A religious dating site. I am not naming one because there are a bunch of different ones and I don’t want people to think I am evil and picking on certain beliefs.
You want commitment, and you have your priorities in order. You likely have your own apartment or your car paid off. You have a steady job, or are doing something fancy in school that no one really understands. If you live at home you are likely well read, or have an art collection. You also took piano when you were growing up, and can maybe still play a bit. It is important that you find someone with the same values as you.

Your wine is sweet with a low alcohol content. You likely haven’t done a ton of social drinking in excess, and you want a lower alcohol option so you can drive home or not make any choices you would regret. Something you can enjoy with dessert, since you will likely be literally eating dessert until you are happily married. Something you are willing to spend a little money on because the person you are eating with should know you are putting forward some effort.

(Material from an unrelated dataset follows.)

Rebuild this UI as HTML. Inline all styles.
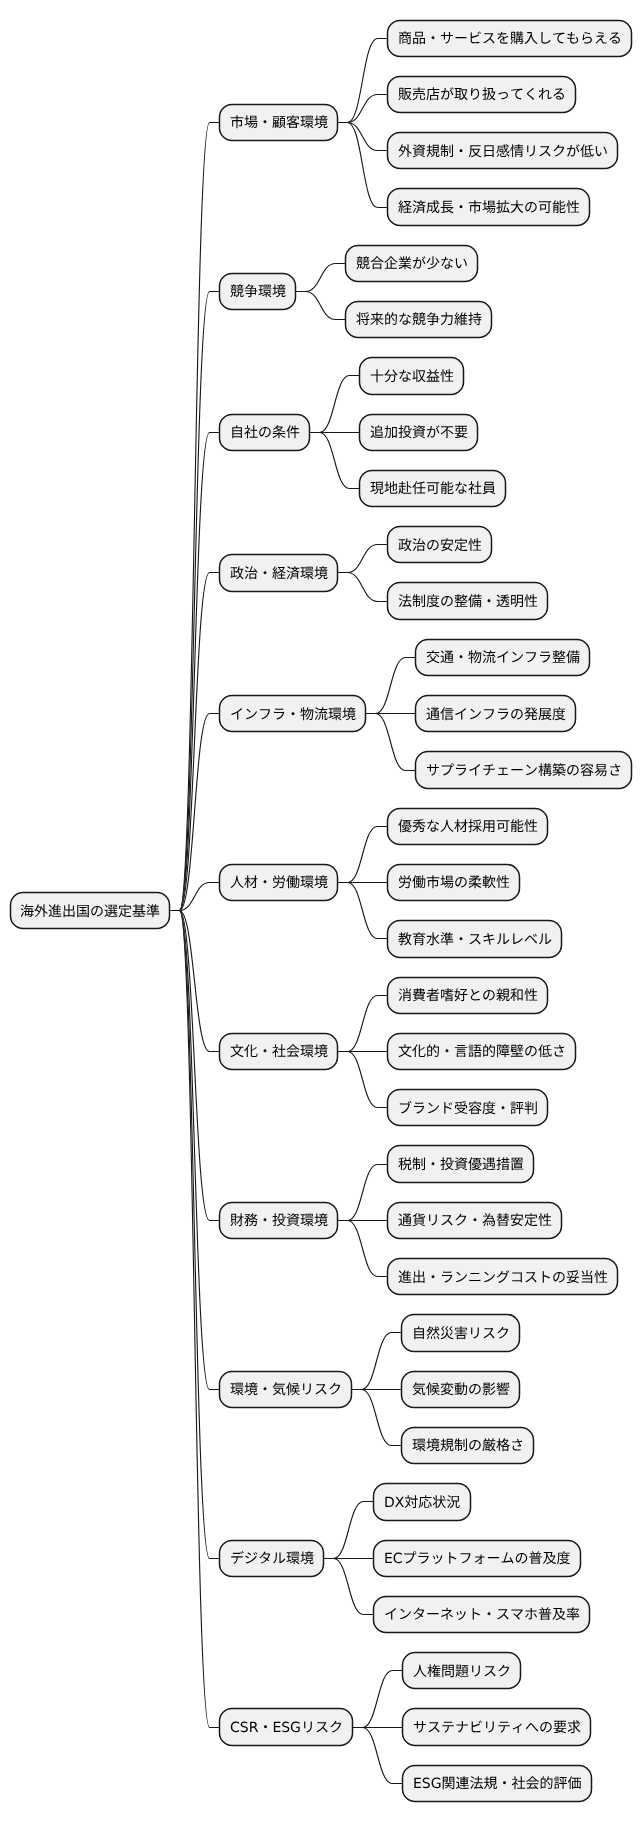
<!DOCTYPE html>
<html lang="ja"><head><meta charset="utf-8"><title>海外進出国の選定基準</title>
<style>
html,body{margin:0;padding:0;background:#fff;overflow:hidden;}
svg{display:block;will-change:transform;}
svg text{font-family:"DejaVu Sans", "Liberation Sans", "Noto Sans CJK JP", sans-serif;font-size:14px;fill:#000;font-kerning:none;font-feature-settings:"kern" 0,"palt" 0;white-space:pre;text-rendering:geometricPrecision;}
</style></head><body>
<svg width="642" height="1822" viewBox="0 0 642 1822">
<rect x="0" y="0" width="642" height="1822" fill="#fff"/>
<g fill="none" stroke="#181818" stroke-width="1.12">
<path d="M169.5,910.5 L179.5,910.5 C194.50,910.50 194.50,122.50 209.5,122.5 L219.5,122.5"/>
<path d="M337.5,122.5 L347.5,122.5 C362.50,122.50 362.50,38.50 377.5,38.5 L387.5,38.5"/>
<path d="M337.5,122.5 L347.5,122.5 C362.50,122.50 362.50,94.50 377.5,94.5 L387.5,94.5"/>
<path d="M337.5,122.5 L347.5,122.5 C362.50,122.50 362.50,150.50 377.5,150.5 L387.5,150.5"/>
<path d="M337.5,122.5 L347.5,122.5 C362.50,122.50 362.50,207.50 377.5,207.5 L387.5,207.5"/>
<path d="M169.5,910.5 L179.5,910.5 C194.50,910.50 194.50,291.50 209.5,291.5 L219.5,291.5"/>
<path d="M295.5,291.5 L305.5,291.5 C320.50,291.50 320.50,263.50 335.5,263.5 L345.5,263.5"/>
<path d="M295.5,291.5 L305.5,291.5 C320.50,291.50 320.50,319.50 335.5,319.5 L345.5,319.5"/>
<path d="M169.5,910.5 L179.5,910.5 C194.50,910.50 194.50,432.50 209.5,432.5 L219.5,432.5"/>
<path d="M309.5,432.5 L319.5,432.5 C334.50,432.50 334.50,375.50 349.5,375.5 L359.5,375.5"/>
<path d="M309.5,432.5 L319.5,432.5 C334.50,432.50 334.50,432.50 349.5,432.5 L359.5,432.5"/>
<path d="M309.5,432.5 L319.5,432.5 C334.50,432.50 334.50,488.50 349.5,488.5 L359.5,488.5"/>
<path d="M169.5,910.5 L179.5,910.5 C194.50,910.50 194.50,572.50 209.5,572.5 L219.5,572.5"/>
<path d="M337.5,572.5 L347.5,572.5 C362.50,572.50 362.50,544.50 377.5,544.5 L387.5,544.5"/>
<path d="M337.5,572.5 L347.5,572.5 C362.50,572.50 362.50,601.50 377.5,601.5 L387.5,601.5"/>
<path d="M169.5,910.5 L179.5,910.5 C194.50,910.50 194.50,713.50 209.5,713.5 L219.5,713.5"/>
<path d="M365.5,713.5 L375.5,713.5 C390.50,713.50 390.50,657.50 405.5,657.5 L415.5,657.5"/>
<path d="M365.5,713.5 L375.5,713.5 C390.50,713.50 390.50,713.50 405.5,713.5 L415.5,713.5"/>
<path d="M365.5,713.5 L375.5,713.5 C390.50,713.50 390.50,770.50 405.5,770.5 L415.5,770.5"/>
<path d="M169.5,910.5 L179.5,910.5 C194.50,910.50 194.50,882.50 209.5,882.5 L219.5,882.5"/>
<path d="M337.5,882.5 L347.5,882.5 C362.50,882.50 362.50,826.50 377.5,826.5 L387.5,826.5"/>
<path d="M337.5,882.5 L347.5,882.5 C362.50,882.50 362.50,882.50 377.5,882.5 L387.5,882.5"/>
<path d="M337.5,882.5 L347.5,882.5 C362.50,882.50 362.50,938.50 377.5,938.5 L387.5,938.5"/>
<path d="M169.5,910.5 L179.5,910.5 C194.50,910.50 194.50,1051.50 209.5,1051.5 L219.5,1051.5"/>
<path d="M337.5,1051.5 L347.5,1051.5 C362.50,1051.50 362.50,995.50 377.5,995.5 L387.5,995.5"/>
<path d="M337.5,1051.5 L347.5,1051.5 C362.50,1051.50 362.50,1051.50 377.5,1051.5 L387.5,1051.5"/>
<path d="M337.5,1051.5 L347.5,1051.5 C362.50,1051.50 362.50,1107.50 377.5,1107.5 L387.5,1107.5"/>
<path d="M169.5,910.5 L179.5,910.5 C194.50,910.50 194.50,1220.50 209.5,1220.5 L219.5,1220.5"/>
<path d="M337.5,1220.5 L347.5,1220.5 C362.50,1220.50 362.50,1164.50 377.5,1164.5 L387.5,1164.5"/>
<path d="M337.5,1220.5 L347.5,1220.5 C362.50,1220.50 362.50,1220.50 377.5,1220.5 L387.5,1220.5"/>
<path d="M337.5,1220.5 L347.5,1220.5 C362.50,1220.50 362.50,1276.50 377.5,1276.5 L387.5,1276.5"/>
<path d="M169.5,910.5 L179.5,910.5 C194.50,910.50 194.50,1389.50 209.5,1389.5 L219.5,1389.5"/>
<path d="M351.5,1389.5 L361.5,1389.5 C376.50,1389.50 376.50,1332.50 391.5,1332.5 L401.5,1332.5"/>
<path d="M351.5,1389.5 L361.5,1389.5 C376.50,1389.50 376.50,1389.50 391.5,1389.5 L401.5,1389.5"/>
<path d="M351.5,1389.5 L361.5,1389.5 C376.50,1389.50 376.50,1445.50 391.5,1445.5 L401.5,1445.5"/>
<path d="M169.5,910.5 L179.5,910.5 C194.50,910.50 194.50,1558.50 209.5,1558.5 L219.5,1558.5"/>
<path d="M323.5,1558.5 L333.5,1558.5 C348.50,1558.50 348.50,1501.50 363.5,1501.5 L373.5,1501.5"/>
<path d="M323.5,1558.5 L333.5,1558.5 C348.50,1558.50 348.50,1558.50 363.5,1558.5 L373.5,1558.5"/>
<path d="M323.5,1558.5 L333.5,1558.5 C348.50,1558.50 348.50,1614.50 363.5,1614.5 L373.5,1614.5"/>
<path d="M169.5,910.5 L179.5,910.5 C194.50,910.50 194.50,1727.50 209.5,1727.5 L219.5,1727.5"/>
<path d="M352.5,1727.5 L362.5,1727.5 C377.50,1727.50 377.50,1670.50 392.5,1670.5 L402.5,1670.5"/>
<path d="M352.5,1727.5 L362.5,1727.5 C377.50,1727.50 377.50,1727.50 392.5,1727.5 L402.5,1727.5"/>
<path d="M352.5,1727.5 L362.5,1727.5 C377.50,1727.50 377.50,1783.50 392.5,1783.5 L402.5,1783.5"/>
</g>
<g fill="#F1F1F1" stroke="#181818" stroke-width="1.5">
<rect x="10.5" y="892.5" width="159" height="36" rx="12.5"/>
<rect x="219.5" y="104.5" width="118" height="36" rx="12.5"/>
<rect x="387.5" y="20.5" width="244" height="36" rx="12.5"/>
<rect x="387.5" y="76.5" width="188" height="36" rx="12.5"/>
<rect x="387.5" y="132.5" width="230" height="36" rx="12.5"/>
<rect x="387.5" y="188.5" width="202" height="37" rx="12.5"/>
<rect x="219.5" y="273.5" width="76" height="36" rx="12.5"/>
<rect x="345.5" y="245.5" width="132" height="36" rx="12.5"/>
<rect x="345.5" y="301.5" width="146" height="36" rx="12.5"/>
<rect x="219.5" y="414.5" width="90" height="36" rx="12.5"/>
<rect x="359.5" y="357.5" width="104" height="37" rx="12.5"/>
<rect x="359.5" y="414.5" width="118" height="36" rx="12.5"/>
<rect x="359.5" y="470.5" width="146" height="36" rx="12.5"/>
<rect x="219.5" y="554.5" width="118" height="37" rx="12.5"/>
<rect x="387.5" y="526.5" width="104" height="36" rx="12.5"/>
<rect x="387.5" y="582.5" width="160" height="37" rx="12.5"/>
<rect x="219.5" y="695.5" width="146" height="36" rx="12.5"/>
<rect x="415.5" y="639.5" width="174" height="36" rx="12.5"/>
<rect x="415.5" y="695.5" width="160" height="36" rx="12.5"/>
<rect x="415.5" y="751.5" width="216" height="37" rx="12.5"/>
<rect x="219.5" y="864.5" width="118" height="36" rx="12.5"/>
<rect x="387.5" y="808.5" width="160" height="36" rx="12.5"/>
<rect x="387.5" y="864.5" width="132" height="36" rx="12.5"/>
<rect x="387.5" y="920.5" width="174" height="37" rx="12.5"/>
<rect x="219.5" y="1033.5" width="118" height="36" rx="12.5"/>
<rect x="387.5" y="977.5" width="160" height="36" rx="12.5"/>
<rect x="387.5" y="1033.5" width="188" height="36" rx="12.5"/>
<rect x="387.5" y="1089.5" width="160" height="36" rx="12.5"/>
<rect x="219.5" y="1202.5" width="118" height="36" rx="12.5"/>
<rect x="387.5" y="1145.5" width="146" height="37" rx="12.5"/>
<rect x="387.5" y="1202.5" width="174" height="36" rx="12.5"/>
<rect x="387.5" y="1258.5" width="230" height="36" rx="12.5"/>
<rect x="219.5" y="1371.5" width="132" height="36" rx="12.5"/>
<rect x="401.5" y="1314.5" width="118" height="37" rx="12.5"/>
<rect x="401.5" y="1371.5" width="118" height="36" rx="12.5"/>
<rect x="401.5" y="1427.5" width="132" height="36" rx="12.5"/>
<rect x="219.5" y="1540.5" width="104" height="36" rx="12.5"/>
<rect x="373.5" y="1483.5" width="97" height="37" rx="12.5"/>
<rect x="373.5" y="1540.5" width="207" height="36" rx="12.5"/>
<rect x="373.5" y="1596.5" width="216" height="36" rx="12.5"/>
<rect x="219.5" y="1708.5" width="133" height="37" rx="12.5"/>
<rect x="402.5" y="1652.5" width="118" height="36" rx="12.5"/>
<rect x="402.5" y="1708.5" width="188" height="37" rx="12.5"/>
<rect x="402.5" y="1765.5" width="189" height="36" rx="12.5"/>
</g>
<g>
<text x="20.00" y="915.60">海外進出国の選定基準</text>
<text x="230.00" y="127.44">市場・顧客環境</text>
<text x="398.00" y="43.00">商品・サービスを購入してもらえる</text>
<text x="398.00" y="99.29">販売店が取り扱ってくれる</text>
<text x="398.00" y="155.59">外資規制・反日感情リスクが低い</text>
<text x="398.00" y="211.89">経済成長・市場拡大の可能性</text>
<text x="230.00" y="296.33">競争環境</text>
<text x="356.00" y="268.18">競合企業が少ない</text>
<text x="356.00" y="324.48">将来的な競争力維持</text>
<text x="230.00" y="437.07">自社の条件</text>
<text x="370.00" y="380.78">十分な収益性</text>
<text x="370.00" y="437.07">追加投資が不要</text>
<text x="370.00" y="493.37">現地赴任可能な社員</text>
<text x="230.00" y="577.82">政治・経済環境</text>
<text x="398.00" y="549.67">政治の安定性</text>
<text x="398.00" y="605.96">法制度の整備・透明性</text>
<text x="230.00" y="718.56">インフラ・物流環境</text>
<text x="426.00" y="662.26">交通・物流インフラ整備</text>
<text x="426.00" y="718.56">通信インフラの発展度</text>
<text x="426.00" y="774.85">サプライチェーン構築の容易さ</text>
<text x="230.00" y="887.45">人材・労働環境</text>
<text x="398.00" y="831.15">優秀な人材採用可能性</text>
<text x="398.00" y="887.45">労働市場の柔軟性</text>
<text x="398.00" y="943.75">教育水準・スキルレベル</text>
<text x="230.00" y="1056.34">文化・社会環境</text>
<text x="398.00" y="1000.04">消費者嗜好との親和性</text>
<text x="398.00" y="1056.34">文化的・言語的障壁の低さ</text>
<text x="398.00" y="1112.64">ブランド受容度・評判</text>
<text x="230.00" y="1225.23">財務・投資環境</text>
<text x="398.00" y="1168.93">税制・投資優遇措置</text>
<text x="398.00" y="1225.23">通貨リスク・為替安定性</text>
<text x="398.00" y="1281.53">進出・ランニングコストの妥当性</text>
<text x="230.00" y="1394.12">環境・気候リスク</text>
<text x="412.00" y="1337.82">自然災害リスク</text>
<text x="412.00" y="1394.12">気候変動の影響</text>
<text x="412.00" y="1450.42">環境規制の厳格さ</text>
<text x="230.00" y="1563.01">デジタル環境</text>
<text x="384.00" y="1506.71">DX対応状況</text>
<text x="384.00" y="1563.01">ECプラットフォームの普及度</text>
<text x="384.00" y="1619.31">インターネット・スマホ普及率</text>
<text x="230.00" y="1731.90">CSR・ESGリスク</text>
<text x="413.00" y="1675.60">人権問題リスク</text>
<text x="413.00" y="1731.90">サステナビリティへの要求</text>
<text x="413.00" y="1788.20">ESG関連法規・社会的評価</text>
</g>
</svg>
</body></html>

You enjoy a Canadian Icewine, a Tokaji [it is Hungarian. Pronounced toke-i] in the 4-6 puttonyos range, or a Sauternes [France people. Bordeaux. Sound fancy].

The day you realize you will likely end up alone and baron
Traditional method sparkling wine. Put pants on and go buy Cava, because you can get a lot more for the same price as a single bottle of Champagne. Cava pairs well salty foods, so buy yourself some oysters, because you don’t have to pay for anyone else. Or, if you don’t want to wait for something to refrigerate, go buy yourself some Tawny Port because it should be only slightly cooler than room temperature, and you can have it with dark chocolate or a salty blue cheese. Goodnight, Moon.

This was completely useless to everyone, but hopefully is displays that every wine serves a purpose. Those purposes are not always the same, but they each have a role. The same wine, or same KIND of wine, are not for every occasion, but that doesn’t mean there isn’t flexibility. Everyone is looking for something different, and there is nothing wrong with that.